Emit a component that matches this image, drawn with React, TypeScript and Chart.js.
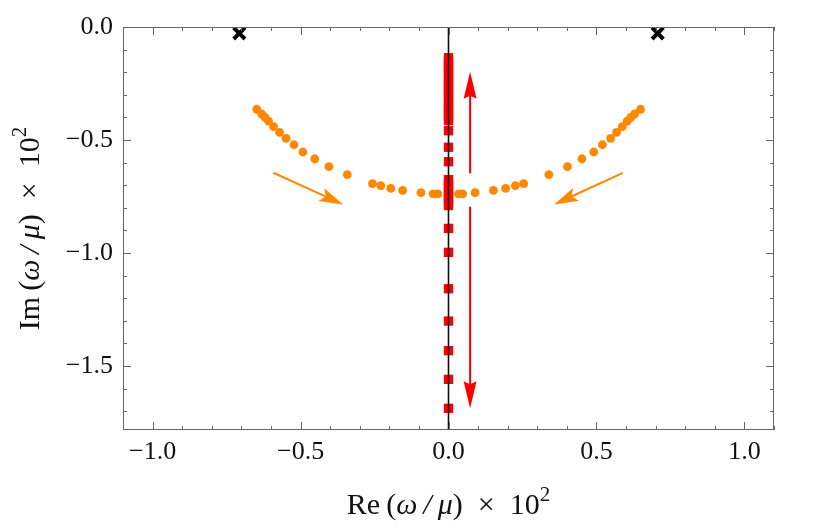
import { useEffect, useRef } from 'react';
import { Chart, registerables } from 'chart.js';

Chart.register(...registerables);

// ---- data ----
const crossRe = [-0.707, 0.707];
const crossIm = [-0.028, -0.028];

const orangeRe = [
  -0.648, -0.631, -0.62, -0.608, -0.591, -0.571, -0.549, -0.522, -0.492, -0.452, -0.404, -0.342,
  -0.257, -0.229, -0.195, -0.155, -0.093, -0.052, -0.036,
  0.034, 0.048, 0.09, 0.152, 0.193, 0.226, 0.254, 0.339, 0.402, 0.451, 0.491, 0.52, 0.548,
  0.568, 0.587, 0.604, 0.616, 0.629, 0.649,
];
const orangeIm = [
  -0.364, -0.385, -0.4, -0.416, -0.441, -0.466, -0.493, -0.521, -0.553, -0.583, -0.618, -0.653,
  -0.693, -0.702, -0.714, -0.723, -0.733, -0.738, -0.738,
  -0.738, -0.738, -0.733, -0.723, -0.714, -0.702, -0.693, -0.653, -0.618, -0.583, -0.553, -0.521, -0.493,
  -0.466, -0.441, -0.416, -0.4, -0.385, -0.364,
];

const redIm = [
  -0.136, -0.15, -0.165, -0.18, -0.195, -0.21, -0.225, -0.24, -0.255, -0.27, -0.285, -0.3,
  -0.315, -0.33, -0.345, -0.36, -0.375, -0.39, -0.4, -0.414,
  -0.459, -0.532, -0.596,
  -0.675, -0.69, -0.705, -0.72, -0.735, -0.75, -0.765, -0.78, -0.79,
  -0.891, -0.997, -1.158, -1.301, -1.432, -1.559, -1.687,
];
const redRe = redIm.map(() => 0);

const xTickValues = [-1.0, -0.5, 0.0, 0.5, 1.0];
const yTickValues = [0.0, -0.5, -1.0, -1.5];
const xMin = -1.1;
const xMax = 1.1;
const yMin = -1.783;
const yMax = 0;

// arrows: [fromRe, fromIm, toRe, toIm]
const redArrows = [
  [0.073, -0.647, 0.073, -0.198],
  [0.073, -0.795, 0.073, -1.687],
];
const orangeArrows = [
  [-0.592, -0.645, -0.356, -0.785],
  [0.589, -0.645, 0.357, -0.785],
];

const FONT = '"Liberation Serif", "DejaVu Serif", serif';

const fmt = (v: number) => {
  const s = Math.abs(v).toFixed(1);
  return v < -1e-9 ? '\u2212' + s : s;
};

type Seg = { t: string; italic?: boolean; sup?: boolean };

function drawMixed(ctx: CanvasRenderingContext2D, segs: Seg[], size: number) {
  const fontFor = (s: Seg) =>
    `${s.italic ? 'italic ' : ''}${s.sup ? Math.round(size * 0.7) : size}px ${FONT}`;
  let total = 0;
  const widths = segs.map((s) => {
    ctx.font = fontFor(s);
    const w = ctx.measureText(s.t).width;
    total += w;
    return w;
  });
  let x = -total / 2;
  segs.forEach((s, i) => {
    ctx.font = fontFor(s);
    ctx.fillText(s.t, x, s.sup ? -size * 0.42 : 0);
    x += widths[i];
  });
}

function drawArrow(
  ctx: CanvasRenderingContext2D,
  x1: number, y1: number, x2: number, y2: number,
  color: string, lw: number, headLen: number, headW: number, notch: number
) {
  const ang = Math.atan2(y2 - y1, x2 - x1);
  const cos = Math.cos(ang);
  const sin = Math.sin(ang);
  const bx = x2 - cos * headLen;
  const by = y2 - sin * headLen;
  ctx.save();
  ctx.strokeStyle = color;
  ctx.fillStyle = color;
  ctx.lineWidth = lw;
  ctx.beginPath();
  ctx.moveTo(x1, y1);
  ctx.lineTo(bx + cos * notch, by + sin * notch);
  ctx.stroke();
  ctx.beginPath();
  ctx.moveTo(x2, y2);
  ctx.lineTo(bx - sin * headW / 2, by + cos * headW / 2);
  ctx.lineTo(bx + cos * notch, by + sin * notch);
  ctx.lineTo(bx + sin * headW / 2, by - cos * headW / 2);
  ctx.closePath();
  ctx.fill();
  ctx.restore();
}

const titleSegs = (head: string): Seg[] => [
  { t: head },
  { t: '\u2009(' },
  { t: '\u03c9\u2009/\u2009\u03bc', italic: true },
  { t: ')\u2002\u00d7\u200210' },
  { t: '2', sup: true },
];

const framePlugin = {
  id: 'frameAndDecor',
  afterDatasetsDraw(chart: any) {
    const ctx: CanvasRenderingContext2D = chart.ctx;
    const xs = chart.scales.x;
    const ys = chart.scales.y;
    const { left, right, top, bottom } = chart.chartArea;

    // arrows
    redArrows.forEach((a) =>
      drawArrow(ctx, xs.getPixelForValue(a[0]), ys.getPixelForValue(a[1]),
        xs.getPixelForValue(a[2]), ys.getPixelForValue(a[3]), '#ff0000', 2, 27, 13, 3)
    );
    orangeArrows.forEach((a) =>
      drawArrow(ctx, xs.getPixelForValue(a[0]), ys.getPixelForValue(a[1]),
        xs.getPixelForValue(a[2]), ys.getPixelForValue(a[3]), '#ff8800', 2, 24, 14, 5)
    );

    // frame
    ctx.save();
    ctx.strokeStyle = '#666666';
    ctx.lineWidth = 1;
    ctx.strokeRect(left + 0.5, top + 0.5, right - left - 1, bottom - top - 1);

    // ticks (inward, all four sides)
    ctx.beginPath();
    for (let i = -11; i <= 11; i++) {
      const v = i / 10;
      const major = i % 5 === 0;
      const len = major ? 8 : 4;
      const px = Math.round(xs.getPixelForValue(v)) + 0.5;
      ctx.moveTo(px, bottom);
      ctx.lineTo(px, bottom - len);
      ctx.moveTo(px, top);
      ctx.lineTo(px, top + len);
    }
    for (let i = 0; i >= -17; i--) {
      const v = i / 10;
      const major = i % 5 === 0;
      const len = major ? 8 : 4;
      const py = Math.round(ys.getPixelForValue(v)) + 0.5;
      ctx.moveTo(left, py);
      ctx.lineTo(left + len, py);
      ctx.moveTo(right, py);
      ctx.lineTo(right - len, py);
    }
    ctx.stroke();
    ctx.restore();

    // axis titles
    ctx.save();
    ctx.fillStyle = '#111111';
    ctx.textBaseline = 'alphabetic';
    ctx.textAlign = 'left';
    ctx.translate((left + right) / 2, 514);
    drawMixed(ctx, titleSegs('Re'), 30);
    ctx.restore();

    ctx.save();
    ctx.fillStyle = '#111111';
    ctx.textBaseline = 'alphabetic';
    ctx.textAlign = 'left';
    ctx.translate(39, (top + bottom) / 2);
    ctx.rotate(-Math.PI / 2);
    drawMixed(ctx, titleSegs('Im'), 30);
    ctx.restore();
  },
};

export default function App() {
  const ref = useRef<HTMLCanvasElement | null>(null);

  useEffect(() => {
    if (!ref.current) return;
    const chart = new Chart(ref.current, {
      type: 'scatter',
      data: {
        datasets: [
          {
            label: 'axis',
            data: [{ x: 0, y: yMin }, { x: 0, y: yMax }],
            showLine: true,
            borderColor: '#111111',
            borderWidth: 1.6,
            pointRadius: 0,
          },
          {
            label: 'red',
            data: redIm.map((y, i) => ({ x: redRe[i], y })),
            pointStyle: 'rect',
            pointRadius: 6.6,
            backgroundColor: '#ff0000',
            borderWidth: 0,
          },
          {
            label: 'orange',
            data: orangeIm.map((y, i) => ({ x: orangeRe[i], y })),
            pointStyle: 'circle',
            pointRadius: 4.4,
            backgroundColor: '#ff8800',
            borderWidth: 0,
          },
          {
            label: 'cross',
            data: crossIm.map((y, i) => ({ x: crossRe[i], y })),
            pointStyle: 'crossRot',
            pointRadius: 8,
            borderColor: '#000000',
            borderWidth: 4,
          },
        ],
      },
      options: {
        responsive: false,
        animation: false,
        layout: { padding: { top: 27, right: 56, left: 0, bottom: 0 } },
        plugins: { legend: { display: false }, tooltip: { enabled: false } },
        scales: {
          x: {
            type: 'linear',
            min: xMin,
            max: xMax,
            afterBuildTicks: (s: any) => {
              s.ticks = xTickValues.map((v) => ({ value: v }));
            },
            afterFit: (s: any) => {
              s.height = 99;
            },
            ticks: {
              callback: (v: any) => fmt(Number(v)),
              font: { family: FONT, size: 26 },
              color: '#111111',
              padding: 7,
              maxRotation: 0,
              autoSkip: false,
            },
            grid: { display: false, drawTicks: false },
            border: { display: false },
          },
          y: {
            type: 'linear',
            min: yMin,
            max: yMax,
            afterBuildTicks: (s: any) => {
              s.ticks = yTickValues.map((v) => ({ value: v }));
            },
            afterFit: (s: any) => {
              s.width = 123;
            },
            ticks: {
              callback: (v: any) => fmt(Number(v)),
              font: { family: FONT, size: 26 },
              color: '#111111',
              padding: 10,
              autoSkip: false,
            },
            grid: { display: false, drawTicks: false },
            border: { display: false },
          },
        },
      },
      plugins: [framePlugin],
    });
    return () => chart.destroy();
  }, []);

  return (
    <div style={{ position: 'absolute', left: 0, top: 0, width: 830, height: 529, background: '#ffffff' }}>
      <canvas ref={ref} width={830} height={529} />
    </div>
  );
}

◆ ◆ ◆ ◆

## Instruction
Look at the listing and set down only the lines from its start through the line with "string; italic?: boolean;", word for word and without pictures.

## Written reply
Emit a component that matches this image, drawn with React, TypeScript and Chart.js.
import { useEffect, useRef } from 'react';
import { Chart, registerables } from 'chart.js';

Chart.register(...registerables);

// ---- data ----
const crossRe = [-0.707, 0.707];
const crossIm = [-0.028, -0.028];

const orangeRe = [
  -0.648, -0.631, -0.62, -0.608, -0.591, -0.571, -0.549, -0.522, -0.492, -0.452, -0.404, -0.342,
  -0.257, -0.229, -0.195, -0.155, -0.093, -0.052, -0.036,
  0.034, 0.048, 0.09, 0.152, 0.193, 0.226, 0.254, 0.339, 0.402, 0.451, 0.491, 0.52, 0.548,
  0.568, 0.587, 0.604, 0.616, 0.629, 0.649,
];
const orangeIm = [
  -0.364, -0.385, -0.4, -0.416, -0.441, -0.466, -0.493, -0.521, -0.553, -0.583, -0.618, -0.653,
  -0.693, -0.702, -0.714, -0.723, -0.733, -0.738, -0.738,
  -0.738, -0.738, -0.733, -0.723, -0.714, -0.702, -0.693, -0.653, -0.618, -0.583, -0.553, -0.521, -0.493,
  -0.466, -0.441, -0.416, -0.4, -0.385, -0.364,
];

const redIm = [
  -0.136, -0.15, -0.165, -0.18, -0.195, -0.21, -0.225, -0.24, -0.255, -0.27, -0.285, -0.3,
  -0.315, -0.33, -0.345, -0.36, -0.375, -0.39, -0.4, -0.414,
  -0.459, -0.532, -0.596,
  -0.675, -0.69, -0.705, -0.72, -0.735, -0.75, -0.765, -0.78, -0.79,
  -0.891, -0.997, -1.158, -1.301, -1.432, -1.559, -1.687,
];
const redRe = redIm.map(() => 0);

const xTickValues = [-1.0, -0.5, 0.0, 0.5, 1.0];
const yTickValues = [0.0, -0.5, -1.0, -1.5];
const xMin = -1.1;
const xMax = 1.1;
const yMin = -1.783;
const yMax = 0;

// arrows: [fromRe, fromIm, toRe, toIm]
const redArrows = [
  [0.073, -0.647, 0.073, -0.198],
  [0.073, -0.795, 0.073, -1.687],
];
const orangeArrows = [
  [-0.592, -0.645, -0.356, -0.785],
  [0.589, -0.645, 0.357, -0.785],
];

const FONT = '"Liberation Serif", "DejaVu Serif", serif';

const fmt = (v: number) => {
  const s = Math.abs(v).toFixed(1);
  return v < -1e-9 ? '\u2212' + s : s;
};

type Seg = { t: string; italic?: boolean; sup?: boolean };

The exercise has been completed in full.